The new moon is today and these can be very bearish for stocks and also very bullish for the US dollar. My bet is that stocks are dominated more by stock mania and will ignore the new moon for now. 

Wednesday, October 22, 2014

VIX Intraday Chart Review.

I think those Elliott Wave analysts that never look at the VIX are missing out on the visual representation of human emotions which make the Elliott Waves go up and down. With this violent drop we can see how fast these emotions can swing, destroying and bearish wave counts in the process.  With the late 2008 peak of the VIX it ushered in a bullish phase that no wave counter clued and was about to happen. All the super stock bears still had very bearish wave counts in 2009 and they never gave up on these wave counts for well over 5 years.  Meanwhile the VIX was telling us that all the stock declines were just corrections as the VIX dished out one inverted abc after another. 
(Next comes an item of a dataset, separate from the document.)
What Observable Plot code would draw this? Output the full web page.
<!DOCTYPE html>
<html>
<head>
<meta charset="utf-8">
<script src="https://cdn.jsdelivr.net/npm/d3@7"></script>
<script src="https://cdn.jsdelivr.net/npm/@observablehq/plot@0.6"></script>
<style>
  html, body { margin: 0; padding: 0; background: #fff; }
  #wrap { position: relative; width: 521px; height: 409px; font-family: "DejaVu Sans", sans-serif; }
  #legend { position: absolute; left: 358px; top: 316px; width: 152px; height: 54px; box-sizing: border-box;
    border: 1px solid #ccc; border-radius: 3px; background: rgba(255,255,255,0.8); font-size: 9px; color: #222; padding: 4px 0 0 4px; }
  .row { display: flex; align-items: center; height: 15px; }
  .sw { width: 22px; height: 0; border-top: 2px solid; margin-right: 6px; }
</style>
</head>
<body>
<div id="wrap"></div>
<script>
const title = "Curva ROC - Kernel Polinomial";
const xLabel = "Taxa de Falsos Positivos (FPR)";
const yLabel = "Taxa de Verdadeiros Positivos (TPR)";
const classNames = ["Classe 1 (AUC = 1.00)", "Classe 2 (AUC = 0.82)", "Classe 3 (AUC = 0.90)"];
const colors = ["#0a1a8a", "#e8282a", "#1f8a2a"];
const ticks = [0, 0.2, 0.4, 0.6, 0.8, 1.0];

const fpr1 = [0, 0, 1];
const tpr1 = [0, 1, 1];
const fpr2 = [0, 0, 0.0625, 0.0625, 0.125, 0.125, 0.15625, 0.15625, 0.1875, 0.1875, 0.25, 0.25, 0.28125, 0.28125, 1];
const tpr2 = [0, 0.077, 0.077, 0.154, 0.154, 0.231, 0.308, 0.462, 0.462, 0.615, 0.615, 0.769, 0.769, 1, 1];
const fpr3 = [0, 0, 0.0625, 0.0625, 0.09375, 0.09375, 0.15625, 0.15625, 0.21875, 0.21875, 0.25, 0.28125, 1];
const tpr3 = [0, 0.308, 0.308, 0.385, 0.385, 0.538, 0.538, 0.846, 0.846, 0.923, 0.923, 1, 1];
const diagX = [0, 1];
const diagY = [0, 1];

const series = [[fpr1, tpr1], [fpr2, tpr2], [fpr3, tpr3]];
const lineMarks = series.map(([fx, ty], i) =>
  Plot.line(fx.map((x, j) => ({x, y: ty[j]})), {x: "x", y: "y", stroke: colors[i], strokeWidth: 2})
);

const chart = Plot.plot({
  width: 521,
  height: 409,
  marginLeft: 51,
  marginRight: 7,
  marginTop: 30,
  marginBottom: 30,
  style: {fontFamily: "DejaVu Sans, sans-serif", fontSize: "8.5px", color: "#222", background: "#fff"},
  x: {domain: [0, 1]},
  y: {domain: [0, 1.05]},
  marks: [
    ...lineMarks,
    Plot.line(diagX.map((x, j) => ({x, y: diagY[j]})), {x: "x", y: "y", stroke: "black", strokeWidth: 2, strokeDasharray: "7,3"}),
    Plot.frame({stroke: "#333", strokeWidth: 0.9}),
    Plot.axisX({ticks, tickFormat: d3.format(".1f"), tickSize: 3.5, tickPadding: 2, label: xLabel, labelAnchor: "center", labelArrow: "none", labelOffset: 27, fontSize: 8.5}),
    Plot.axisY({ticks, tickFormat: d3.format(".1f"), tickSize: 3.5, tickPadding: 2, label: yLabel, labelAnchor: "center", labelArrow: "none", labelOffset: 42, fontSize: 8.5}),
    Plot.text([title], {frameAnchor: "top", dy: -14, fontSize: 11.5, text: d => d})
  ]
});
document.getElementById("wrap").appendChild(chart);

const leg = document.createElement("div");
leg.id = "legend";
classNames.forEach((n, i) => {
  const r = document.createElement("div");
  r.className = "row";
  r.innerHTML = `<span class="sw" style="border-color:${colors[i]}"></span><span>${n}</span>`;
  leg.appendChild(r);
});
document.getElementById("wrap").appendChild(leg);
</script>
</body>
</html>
The question remains if the VIX has just stopped at a strong support base and that another chance to soar to newer highs will happen.  This would leave three open gaps below, which will then get filled at a future date.  This is a tough call to make as the VIX can just go sideways before resuming its downward path.  Only  time can answer that which may only take until the end of this week. 

Sure the VIX crashed but it's not at the extremes where I would like to see it as it gives too much room to go either way.
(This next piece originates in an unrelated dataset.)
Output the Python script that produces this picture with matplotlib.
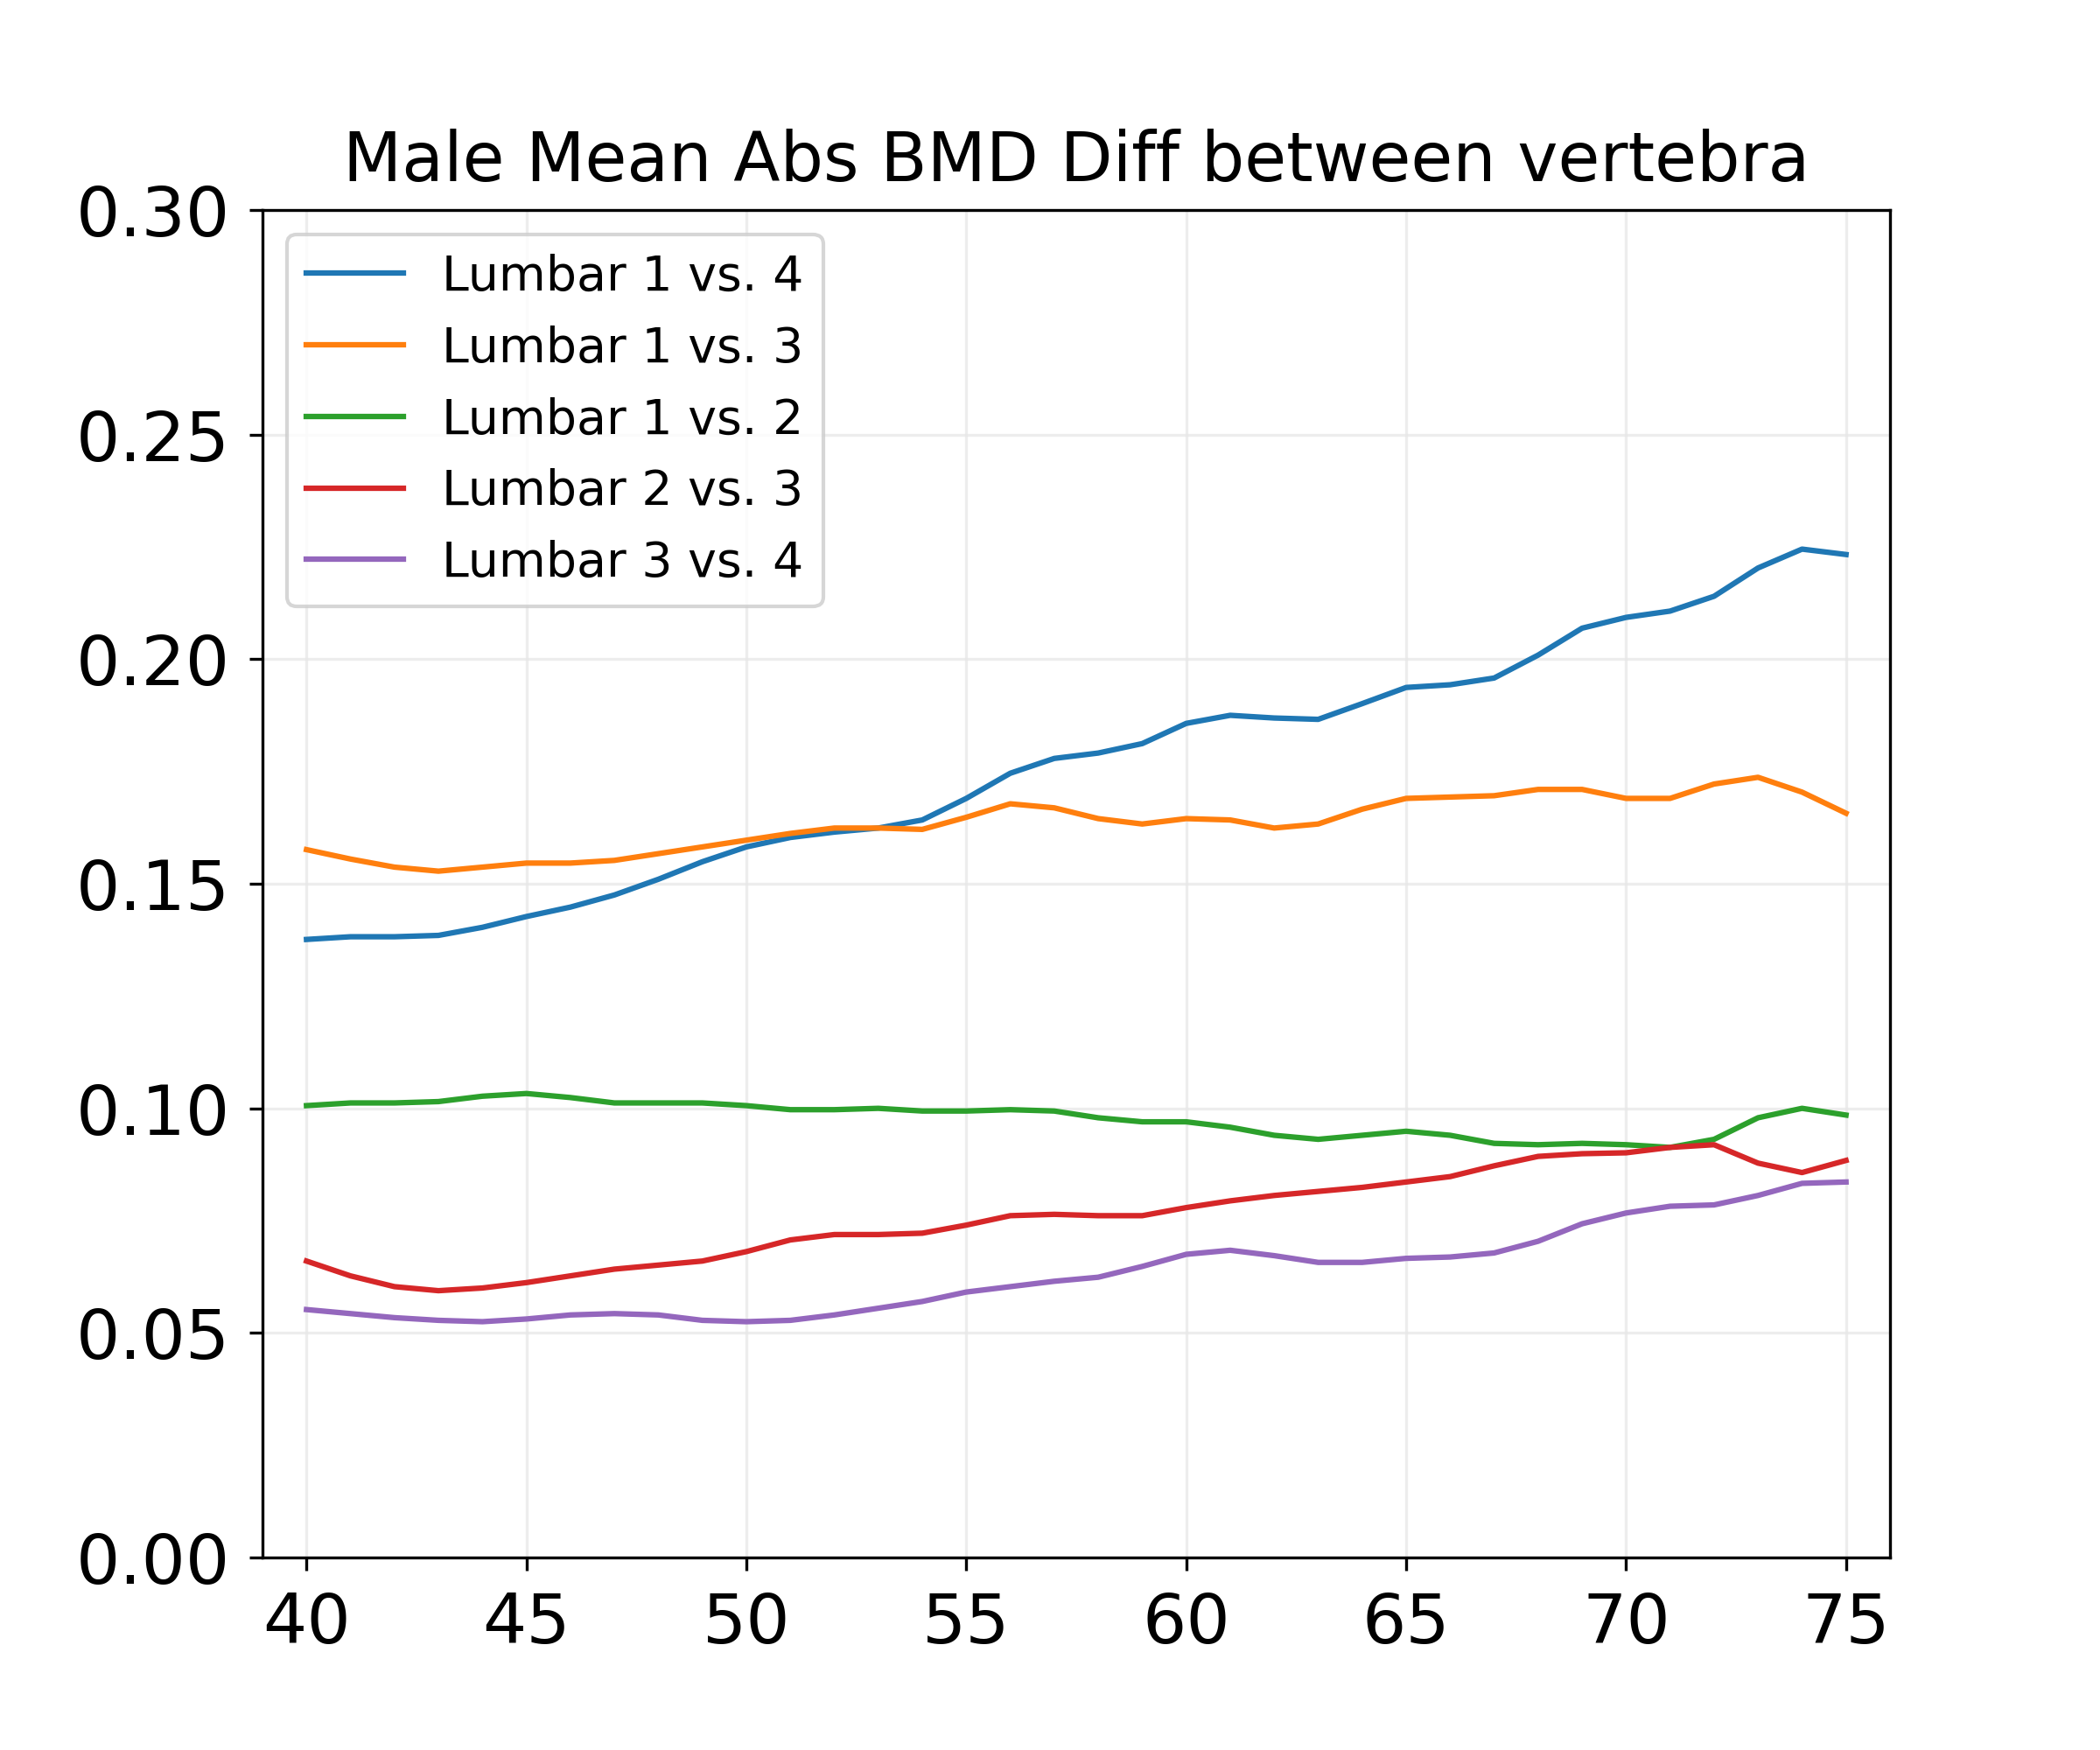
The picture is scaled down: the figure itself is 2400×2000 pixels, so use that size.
import numpy as np
import matplotlib
matplotlib.use("Agg")
import matplotlib.pyplot as plt

ages = list(range(40, 76))

lumbar_1_4 = [0.1376, 0.1382, 0.1382, 0.1385, 0.1403, 0.1427, 0.1448, 0.1475, 0.1510, 0.1549,
              0.1582, 0.1603, 0.1615, 0.1624, 0.1642, 0.1690, 0.1746, 0.1779, 0.1791, 0.1812,
              0.1857, 0.1875, 0.1869, 0.1866, 0.1901, 0.1937, 0.1943, 0.1958, 0.2009, 0.2069,
              0.2093, 0.2107, 0.2140, 0.2203, 0.2245, 0.2233]
lumbar_1_3 = [0.1576, 0.1555, 0.1537, 0.1528, 0.1537, 0.1546, 0.1546, 0.1552, 0.1567, 0.1582,
              0.1597, 0.1612, 0.1624, 0.1624, 0.1621, 0.1648, 0.1678, 0.1669, 0.1645, 0.1633,
              0.1645, 0.1642, 0.1624, 0.1633, 0.1666, 0.1690, 0.1693, 0.1696, 0.1710, 0.1710,
              0.1690, 0.1690, 0.1722, 0.1737, 0.1704, 0.1657]
lumbar_1_2 = [0.1006, 0.1012, 0.1012, 0.1015, 0.1027, 0.1033, 0.1024, 0.1012, 0.1012, 0.1012,
              0.1006, 0.0997, 0.0997, 0.1000, 0.0994, 0.0994, 0.0997, 0.0994, 0.0979, 0.0970,
              0.0970, 0.0958, 0.0940, 0.0931, 0.0940, 0.0949, 0.0940, 0.0922, 0.0919, 0.0922,
              0.0919, 0.0913, 0.0931, 0.0979, 0.1000, 0.0985]
lumbar_2_3 = [0.0660, 0.0627, 0.0603, 0.0594, 0.0600, 0.0612, 0.0627, 0.0642, 0.0651, 0.0660,
              0.0681, 0.0707, 0.0719, 0.0719, 0.0722, 0.0740, 0.0761, 0.0764, 0.0761, 0.0761,
              0.0779, 0.0794, 0.0806, 0.0815, 0.0824, 0.0836, 0.0848, 0.0872, 0.0893, 0.0899,
              0.0901, 0.0913, 0.0919, 0.0878, 0.0857, 0.0884]
lumbar_3_4 = [0.0552, 0.0543, 0.0534, 0.0528, 0.0525, 0.0531, 0.0540, 0.0543, 0.0540, 0.0528,
              0.0525, 0.0528, 0.0540, 0.0555, 0.0570, 0.0591, 0.0603, 0.0615, 0.0624, 0.0648,
              0.0675, 0.0684, 0.0672, 0.0657, 0.0657, 0.0666, 0.0669, 0.0678, 0.0704, 0.0743,
              0.0767, 0.0782, 0.0785, 0.0806, 0.0833, 0.0836]

labels = ["Lumbar 1 vs. 4", "Lumbar 1 vs. 3", "Lumbar 1 vs. 2", "Lumbar 2 vs. 3", "Lumbar 3 vs. 4"]
series = [lumbar_1_4, lumbar_1_3, lumbar_1_2, lumbar_2_3, lumbar_3_4]

fig = plt.figure(figsize=(8, 6.6667), dpi=300)
ax = plt.gca()
for vals, lab in zip(series, labels):
    ax.plot(ages, vals, label=lab, linewidth=1.5)

ax.set_xlim(39, 76)
ax.set_ylim(0, 0.30)
ax.set_xticks(range(40, 76, 5))
ax.set_yticks(np.arange(0, 0.31, 0.05))
ax.tick_params(labelsize=19, pad=5.5)
ax.grid(True, color="#e6e6e6", linewidth=0.8, alpha=0.7)
ax.set_title("Male Mean Abs BMD Diff between vertebra", fontsize=18.7, pad=8)
ax.legend(loc="upper left", fontsize=13.3)

plt.savefig("out.png", dpi=300)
US Dollar Daily Chart Update!

When I posted this I realized that all wave counts were too high by one degree, but the wave count remains the same as there still is the possibility of a 4th wave just being completed and we still have to suffer through a 5th wave bullish phase.  Of course things can get very violent in this process but the pattern so far fits best as a correction. With my wave counts this always means a 100% retracement from where the move original started from.   Another example of this happened after the July 2013 peak as the USD declined in a very choppy fashion frustrating all wave counters along the way.  That decline has stopped in May 2014 and now has been completely retraced. 
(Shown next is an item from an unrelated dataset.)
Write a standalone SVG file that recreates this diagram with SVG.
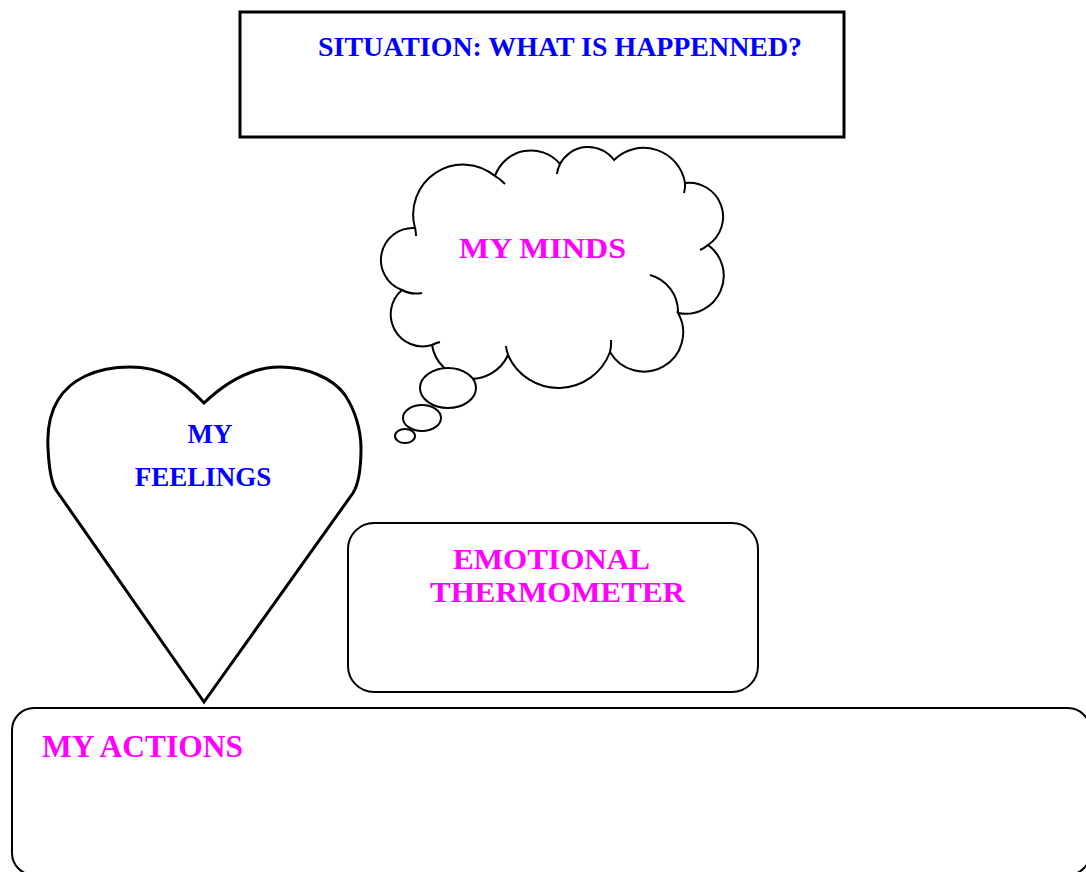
<svg xmlns="http://www.w3.org/2000/svg" width="1086" height="872" viewBox="0 0 1086 872">
<style>
.ln{fill:#fff;stroke:#000;stroke-width:2;}
.thk{fill:#fff;stroke:#000;stroke-width:3;}
.tail{fill:none;stroke:#000;stroke-width:2;}
.t{font-family:"Liberation Serif","Times New Roman",serif;font-weight:bold;}
.blue{fill:#0000FF;}
.mag{fill:#FF00FF;}
</style>
<rect width="1086" height="872" fill="#fff"/>
<g id="situation">
<rect class="thk" x="240" y="12" width="604" height="125"/>
<text class="t blue" x="318" y="56" font-size="28" textLength="484" lengthAdjust="spacingAndGlyphs">SITUATION: WHAT IS HAPPENNED?</text>
</g>
<g id="minds">
<path class="ln" d="M415,228 A50,50 0 0 1 495,176 A38,38 0 0 1 560,164 A32,32 0 0 1 614,160 A42,42 0 0 1 685,183 A34,34 0 0 1 708,245 A38,38 0 0 1 678,313 A38,38 0 0 1 610,352 A55,55 0 0 1 508,355 A40,40 0 0 1 432,345 A32,32 0 0 1 402,290 A32,32 0 0 1 415,228 Z"/>
<path class="tail" d="M495,176 A40,40 0 0 1 505,184 M560,164 A30,30 0 0 0 557,174 M685,183 A30,30 0 0 1 684,193 M708,245 A34,34 0 0 1 700,250 M678,313 A38,38 0 0 0 650,275 M610,352 A40,40 0 0 0 611,340 M508,355 A40,40 0 0 1 506,346 M432,345 A40,40 0 0 1 440,342 M402,290 A30,30 0 0 0 422,293 M415,228 A30,30 0 0 1 416,236"/>
<ellipse class="ln" cx="448" cy="388" rx="28" ry="20"/>
<ellipse class="ln" cx="422" cy="418" rx="19" ry="13"/>
<ellipse class="ln" cx="405" cy="436" rx="10" ry="7"/>
<text class="t mag" x="459" y="258" font-size="30" textLength="167" lengthAdjust="spacingAndGlyphs">MY MINDS</text>
</g>
<g id="feelings">
<path class="thk" d="M204,403 C180,378 160,367 130,367 C95,367 70,380 58,400 C50,413 47,430 48,448 C49,470 51,482 56,490 L204,702 L353,493 C358,485 361,470 361,448 C361,430 355,410 345,395 C332,377 305,367 280,367 C250,367 225,383 204,403 Z"/>
<text class="t blue" x="210" y="443" font-size="27" text-anchor="middle">MY</text>
<text class="t blue" x="203" y="486" font-size="27" text-anchor="middle">FEELINGS</text>
</g>
<g id="thermometer">
<rect class="ln" x="348" y="523" width="410" height="169" rx="26"/>
<text class="t mag" x="453" y="569" font-size="29" textLength="197" lengthAdjust="spacingAndGlyphs">EMOTIONAL</text>
<text class="t mag" x="430" y="602" font-size="29" textLength="255" lengthAdjust="spacingAndGlyphs">THERMOMETER</text>
</g>
<g id="actions">
<rect class="ln" x="12" y="708" width="1078" height="167" rx="22"/>
<text class="t mag" x="42" y="757" font-size="31" textLength="201" lengthAdjust="spacingAndGlyphs">MY ACTIONS</text>
</g>
<g id="connectors"></g>
</svg>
I never had the confidence to say this about Elliott Wave ABC patterns until I realized it is an essential part of EWP forecasting capabilities which they do not talk about in the little blue book. (EWP)

Since I show a bigger "ABC" bullish phase, then this is already telling me that this entire rally in this daily chart will get retraced. In other words the USD should break the 79 support level in due time. 

This USD bubble will come to an end but we may have to see one more upside move before this can happen. 

Earnings season has not been good to Warren Buffett - MarketWatch

Gold Intraday Correction Update!

Gold has been on the decline as stocks have made a huge rebound and this is stock mania at work but on a smaller scale.  If there is one more bounce left in gold then I would be pushing my luck in saying so but wild moves do happen in reverse to the trend.  Every dip that gold created on the way up would only supply short term support if gold is going to resume its 5th wave heading down. 

It's the US dollar that is creating the headwinds for gold and other commodities  but it also supplies good opportunities for the smart contrarian to build on their gold stock portfolios.  They buy gold stocks in small increments with GTC orders already in place which always guarantees them to get the lowest gold stock prices.  The majority jump on the bandwagon once they think it has left the station so they are always buying high.  When they find out they were wrong they bail out in a panic and pass the low price of to the contrarians. 

I am very confident that eventually we will see the end to this 3+ year bear market in gold and then every correction will be an "ABC" pattern of some type.  It is all these "ABC" patterns that create the higher lows which is the conventional definition of a bull market. 

When all those "ABCs" start to turn into inverted "ABCs" then this is a sign that the bull market will come to an end.